Pour autant, rien ne nous indique que Xi Jingping modifiera en profondeur la politique extérieure de la Chine, notamment au moment où les relations avec les États-Unis traversent une passe difficile. Dans cette période de transition, de nombreuses tensions ont vu le jour à la tête de la direction du PCC. Le rapport des sociologues de l’université de Tsinghua a fait l’effet d’un véritable pavé dans la mare en proposant l’institutionnalisation de canaux d’expression. La sortie du livre de l’intellectuel Zhang Musheng, très proche du futur président, sur le thème de la « nouvelle démocratie », a lui aussi fait beaucoup de bruit. Sans assouplissement, le risque d’une implosion du système est élevé. Depuis 1949, ces phases de transmission du pouvoir, qui s’accompagnent de fortes luttes à la tête du parti, ont chaque fois permis que le mouvement pour la démocratie trouve le moyen de s’exprimer. Ce qui ne veut pas dire pour autant qu’il soit structuré et plus fort aujourd’hui…
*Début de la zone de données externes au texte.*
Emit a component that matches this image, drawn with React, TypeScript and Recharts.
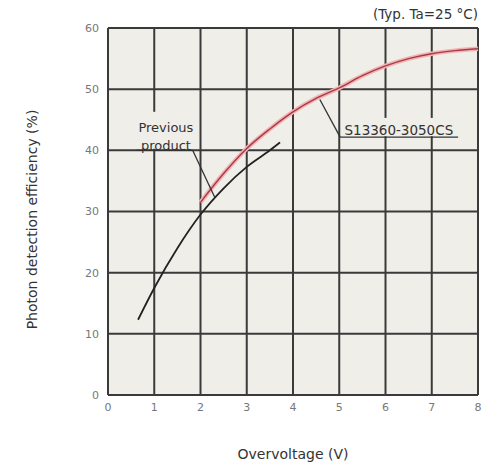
import React from 'react';
import { LineChart, Line, XAxis, YAxis, CartesianGrid, ReferenceArea, ReferenceLine, ReferenceDot, Label } from 'recharts';

const xTicks = [0, 1, 2, 3, 4, 5, 6, 7, 8];
const yTicks = [0, 10, 20, 30, 40, 50, 60];

const prevX = [0.65, 1, 1.5, 2, 2.5, 3, 3.5, 3.72];
const prevY = [12.3, 17.5, 24, 29.5, 33.8, 37.3, 40, 41.3];

const newX = [2, 2.5, 3, 3.5, 4, 4.5, 5, 5.5, 6, 6.5, 7, 7.5, 8];
const newY = [31.5, 36.2, 40.3, 43.5, 46.3, 48.5, 50.2, 52.2, 53.8, 55, 55.8, 56.3, 56.6];

const prevLabel = ['Previous', 'product'];
const newLabel = ['S13360-3050CS'];
const titleText = '(Typ. Ta=25 °C)';

const prevData = prevX.map((x, i) => ({ x, y: prevY[i] }));
const newData = newX.map((x, i) => ({ x, y: newY[i] }));

const FONT = 'DejaVu Sans';
const BG = '#efeee9';
const INK = '#333333';

const textLabel = (text: string, anchor: 'start' | 'middle' | 'end', size: number, color: string) =>
  (props: any) => {
    const vb = props.viewBox || { x: 0, y: 0, width: 0, height: 0 };
    const cx = vb.x + (vb.width || 0) / 2;
    const cy = vb.y + (vb.height || 0) / 2;
    return (
      <text x={cx} y={cy} dy="0.35em" textAnchor={anchor} fontFamily={FONT} fontSize={size} fill={color}>
        {text}
      </text>
    );
  };

// background box with text lines placed at fractional heights of the box
const boxLabel = (lines: string[], fys: number[], fx: number, size: number) =>
  (props: any) => {
    const vb = props.viewBox || { x: 0, y: 0, width: 0, height: 0 };
    return (
      <g>
        <rect x={vb.x} y={vb.y} width={vb.width} height={vb.height} fill={BG} />
        {lines.map((t, i) => (
          <text
            key={t}
            x={vb.x + vb.width * fx}
            y={vb.y + vb.height * fys[i]}
            dy="0.35em"
            textAnchor="middle"
            fontFamily={FONT}
            fontSize={size}
            fill={INK}
          >
            {t}
          </text>
        ))}
      </g>
    );
  };

export default function App() {
  return (
    <div style={{ position: 'absolute', left: 0, top: 0, background: '#ffffff' }}>
      <LineChart width={485} height={465} margin={{ top: 28, right: 7, left: 0, bottom: 0 }}>
        <CartesianGrid stroke="#3a3a3a" strokeWidth={2} fill={BG} fillOpacity={1} />
        <XAxis
          type="number"
          dataKey="x"
          domain={[0, 8]}
          ticks={xTicks}
          height={70}
          axisLine={false}
          tickLine={false}
          tickSize={6}
          tickMargin={2}
          tick={{ fontFamily: FONT, fontSize: 11, fill: '#777' }}
        >
          <Label value="Overvoltage (V)" position="insideBottom" offset={6} style={{ fontFamily: FONT, fontSize: 14, fill: INK }} />
        </XAxis>
        <YAxis
          type="number"
          domain={[0, 60]}
          ticks={yTicks}
          width={108}
          axisLine={false}
          tickLine={false}
          tickSize={6}
          tickMargin={3}
          tick={{ fontFamily: FONT, fontSize: 11, fill: '#777' }}
        >
          <Label
            value="Photon detection efficiency (%)"
            angle={-90}
            position="insideLeft"
            offset={32}
            dy={8}
            style={{ fontFamily: FONT, fontSize: 14, fill: INK, textAnchor: 'middle' }}
          />
        </YAxis>

        <Line data={prevData} dataKey="y" type="monotone" stroke="#222" strokeWidth={1.8} dot={false} isAnimationActive={false} />
        <Line data={newData} dataKey="y" type="monotone" stroke="#f2b3b5" strokeWidth={4.5} dot={false} isAnimationActive={false} />
        <Line data={newData} dataKey="y" type="monotone" stroke="#a83a44" strokeWidth={1.4} dot={false} isAnimationActive={false} />

        <ReferenceArea x1={0.55} x2={1.9} y1={40.25} y2={46.3} fill="none" stroke="none" ifOverflow="visible"
          label={boxLabel(prevLabel, [0.41, 0.9], 0.52, 13)} />
        <ReferenceArea x1={5.06} x2={7.62} y1={42.3} y2={45.3} fill="none" stroke="none" ifOverflow="visible"
          label={boxLabel(newLabel, [0.7], 0.48, 13.5)} />

        <ReferenceLine segment={[{ x: 0.62, y: 40 }, { x: 1.83, y: 40 }]} stroke={INK} strokeWidth={1.3} ifOverflow="visible" />
        <ReferenceLine segment={[{ x: 1.83, y: 40 }, { x: 2.31, y: 32.3 }]} stroke={INK} strokeWidth={1.3} ifOverflow="visible" />
        <ReferenceLine segment={[{ x: 4.58, y: 48.3 }, { x: 5.02, y: 42.15 }]} stroke={INK} strokeWidth={1.3} ifOverflow="visible" />
        <ReferenceLine segment={[{ x: 5.02, y: 42.15 }, { x: 7.57, y: 42.15 }]} stroke={INK} strokeWidth={1.3} ifOverflow="visible" />

        <ReferenceDot x={8} y={62.2} r={0} ifOverflow="visible" label={textLabel(titleText, 'end', 13.5, INK)} />
      </LineChart>
    </div>
  );
}
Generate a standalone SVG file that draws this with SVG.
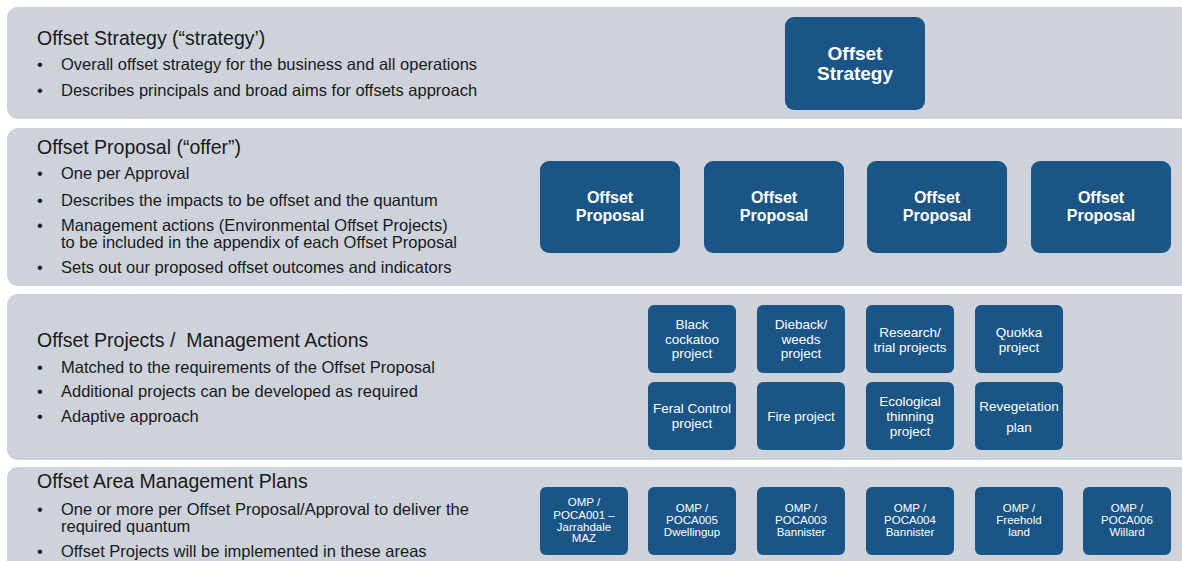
<svg xmlns="http://www.w3.org/2000/svg" width="1182" height="561" viewBox="0 0 1182 561">
<style>
.band{fill:#cdd2db}
.box{fill:#1a5586}
.title{font-family:"Liberation Sans",Arial,sans-serif;font-size:19.5px;fill:#1a1a1a;white-space:pre}
.bul{font-family:"Liberation Sans",Arial,sans-serif;font-size:16.5px;fill:#1a1a1a}
.big{font-family:"Liberation Sans",Arial,sans-serif;font-size:16px;font-weight:bold;fill:#fff;text-anchor:middle}
.big.xl{font-size:19px}
.mid{font-family:"Liberation Sans",Arial,sans-serif;font-size:13.5px;fill:#fff;text-anchor:middle}
.sm{font-family:"Liberation Sans",Arial,sans-serif;font-size:11.5px;fill:#fff;text-anchor:middle}
</style>
<rect width="1182" height="561" fill="#ffffff"/>
<g id="bands">
<rect class="band" x="7" y="7" width="1185" height="112" rx="11"/>
<rect class="band" x="7" y="128" width="1185" height="158" rx="11"/>
<rect class="band" x="7" y="294" width="1185" height="166" rx="11"/>
<rect class="band" x="7" y="467" width="1185" height="110" rx="11"/>
</g>
<g id="text-strategy">
<text class="title" x="37" y="45">Offset Strategy (“strategy’)</text>
<text class="bul" x="37" y="70">•</text><text class="bul" x="61" y="70">Overall offset strategy for the business and all operations</text>
<text class="bul" x="37" y="96">•</text><text class="bul" x="61" y="96">Describes principals and broad aims for offsets approach</text>
</g>
<g id="text-proposal">
<text class="title" x="37" y="154">Offset Proposal (“offer”)</text>
<text class="bul" x="37" y="179">•</text><text class="bul" x="61" y="179">One per Approval</text>
<text class="bul" x="37" y="206">•</text><text class="bul" x="61" y="206">Describes the impacts to be offset and the quantum</text>
<text class="bul" x="37" y="231">•</text><text class="bul" x="61" y="231">Management actions (Environmental Offset Projects)</text>
<text class="bul" x="61" y="248">to be included in the appendix of each Offset Proposal</text>
<text class="bul" x="37" y="273">•</text><text class="bul" x="61" y="273">Sets out our proposed offset outcomes and indicators</text>
</g>
<g id="text-projects">
<text class="title" x="37" y="347">Offset Projects /  Management Actions</text>
<text class="bul" x="37" y="373">•</text><text class="bul" x="61" y="373">Matched to the requirements of the Offset Proposal</text>
<text class="bul" x="37" y="397">•</text><text class="bul" x="61" y="397">Additional projects can be developed as required</text>
<text class="bul" x="37" y="422">•</text><text class="bul" x="61" y="422">Adaptive approach</text>
</g>
<g id="text-omp">
<text class="title" x="37" y="488">Offset Area Management Plans</text>
<text class="bul" x="37" y="515">•</text><text class="bul" x="61" y="515">One or more per Offset Proposal/Approval to deliver the</text>
<text class="bul" x="61" y="532">required quantum</text>
<text class="bul" x="37" y="557">•</text><text class="bul" x="61" y="557">Offset Projects will be implemented in these areas</text>
</g>
<g id="node-strategy"><rect class="box" x="785" y="17" width="140" height="93" rx="9"/><text class="big xl" x="855" y="60">Offset</text><text class="big xl" x="855" y="80">Strategy</text></g>
<g id="node-proposal-1"><rect class="box" x="540" y="161" width="140" height="92" rx="9"/><text class="big" x="610" y="203">Offset</text><text class="big" x="610" y="221">Proposal</text></g>
<g id="node-proposal-2"><rect class="box" x="704" y="161" width="140" height="92" rx="9"/><text class="big" x="774" y="203">Offset</text><text class="big" x="774" y="221">Proposal</text></g>
<g id="node-proposal-3"><rect class="box" x="867" y="161" width="140" height="92" rx="9"/><text class="big" x="937" y="203">Offset</text><text class="big" x="937" y="221">Proposal</text></g>
<g id="node-proposal-4"><rect class="box" x="1031" y="161" width="140" height="92" rx="9"/><text class="big" x="1101" y="203">Offset</text><text class="big" x="1101" y="221">Proposal</text></g>
<g id="node-black-cockatoo"><rect class="box" x="648" y="305" width="88" height="68" rx="6"/><text class="mid" x="692" y="329">Black</text><text class="mid" x="692" y="344">cockatoo</text><text class="mid" x="692" y="358">project</text></g>
<g id="node-dieback"><rect class="box" x="757" y="305" width="88" height="68" rx="6"/><text class="mid" x="801" y="329">Dieback/</text><text class="mid" x="801" y="344">weeds</text><text class="mid" x="801" y="358">project</text></g>
<g id="node-research"><rect class="box" x="866" y="305" width="88" height="68" rx="6"/><text class="mid" x="910" y="337">Research/</text><text class="mid" x="910" y="352">trial projects</text></g>
<g id="node-quokka"><rect class="box" x="975" y="305" width="88" height="68" rx="6"/><text class="mid" x="1019" y="337">Quokka</text><text class="mid" x="1019" y="352">project</text></g>
<g id="node-feral"><rect class="box" x="648" y="382" width="88" height="68" rx="6"/><text class="mid" x="692" y="413">Feral Control</text><text class="mid" x="692" y="428">project</text></g>
<g id="node-fire"><rect class="box" x="757" y="382" width="88" height="68" rx="6"/><text class="mid" x="801" y="421">Fire project</text></g>
<g id="node-ecological"><rect class="box" x="866" y="382" width="88" height="68" rx="6"/><text class="mid" x="910" y="406">Ecological</text><text class="mid" x="910" y="421">thinning</text><text class="mid" x="910" y="436">project</text></g>
<g id="node-revegetation"><rect class="box" x="975" y="382" width="88" height="68" rx="6"/><text class="mid" x="1019" y="411">Revegetation</text><text class="mid" x="1019" y="432">plan</text></g>
<g id="node-omp-1"><rect class="box" x="540" y="487" width="88" height="68" rx="6"/><text class="sm" x="584" y="506">OMP /</text><text class="sm" x="584" y="519">POCA001 –</text><text class="sm" x="584" y="531">Jarrahdale</text><text class="sm" x="584" y="542">MAZ</text></g>
<g id="node-omp-2"><rect class="box" x="648" y="487" width="88" height="68" rx="6"/><text class="sm" x="692" y="512">OMP /</text><text class="sm" x="692" y="524">POCA005</text><text class="sm" x="692" y="536">Dwellingup</text></g>
<g id="node-omp-3"><rect class="box" x="757" y="487" width="88" height="68" rx="6"/><text class="sm" x="801" y="512">OMP /</text><text class="sm" x="801" y="524">POCA003</text><text class="sm" x="801" y="536">Bannister</text></g>
<g id="node-omp-4"><rect class="box" x="866" y="487" width="88" height="68" rx="6"/><text class="sm" x="910" y="512">OMP /</text><text class="sm" x="910" y="524">POCA004</text><text class="sm" x="910" y="536">Bannister</text></g>
<g id="node-omp-5"><rect class="box" x="975" y="487" width="88" height="68" rx="6"/><text class="sm" x="1019" y="512">OMP /</text><text class="sm" x="1019" y="524">Freehold</text><text class="sm" x="1019" y="536">land</text></g>
<g id="node-omp-6"><rect class="box" x="1083" y="487" width="88" height="68" rx="6"/><text class="sm" x="1127" y="512">OMP /</text><text class="sm" x="1127" y="524">POCA006</text><text class="sm" x="1127" y="536">Willard</text></g>
<g id="connectors"></g>
</svg>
Ces changements ne doivent pas occulter une vérité qui reste immuable : les dirigeants chinois actuels sont les enfants de la révolution culturelle. Depuis leur naissance, ils pensent que le monde leur appartient. Malgré une éducation basée sur la haine du capitalisme, le gouvernement chinois s’est converti à l’économie « socialiste de marché » avec beaucoup de pragmatisme, mais le développement économique, priorité de n’importe quel gouvernement au monde, reste subordonné en Chine à la nécessité de maintenir le Parti communiste au pouvoir, à n’importe quel prix, quoiqu’il en coûte. Même si le PCC a fortement libéralisé l’économie, il l’a fait avec l’impérieuse nécessité de garder le contrôle absolu sur l’État et les organisations qui en dépendent.
Le Département de l’organisation centrale du PCC, sorte de DRH du Parti, est le pilier de la nomenklatura chinoise. Il contrôle toutes les nominations : chef de gouvernement local, maires des grandes villes, responsables de toutes les agences, dirigeants des entreprises d’État, juges, rédacteurs en chef de tous les journaux, patrons des chaînes de télévision, présidents des universités, des instituts de recherche, etc.
Ce processus se passe à l’ombre de la cité interdite à Pékin et les nominations ne sont accompagnées d’aucune justification. Hors élections ouvertes, les luttes de pouvoir constituent la toile de fonds de la vie politique. Et beaucoup mettent au second plan l’analyse de ce processus de sélection des responsables en se focalisant pour l’essentiel sur l’économie et sur l’intégration du pays dans la mondialisation. En fait, la Chine est restée beaucoup plus communiste que son ouverture économique ne le laisse penser et le Parti continue d’éradiquer ses opposants politiques comme au bon vieux temps, même si en apparence le contrôle du PCC a fortement diminué.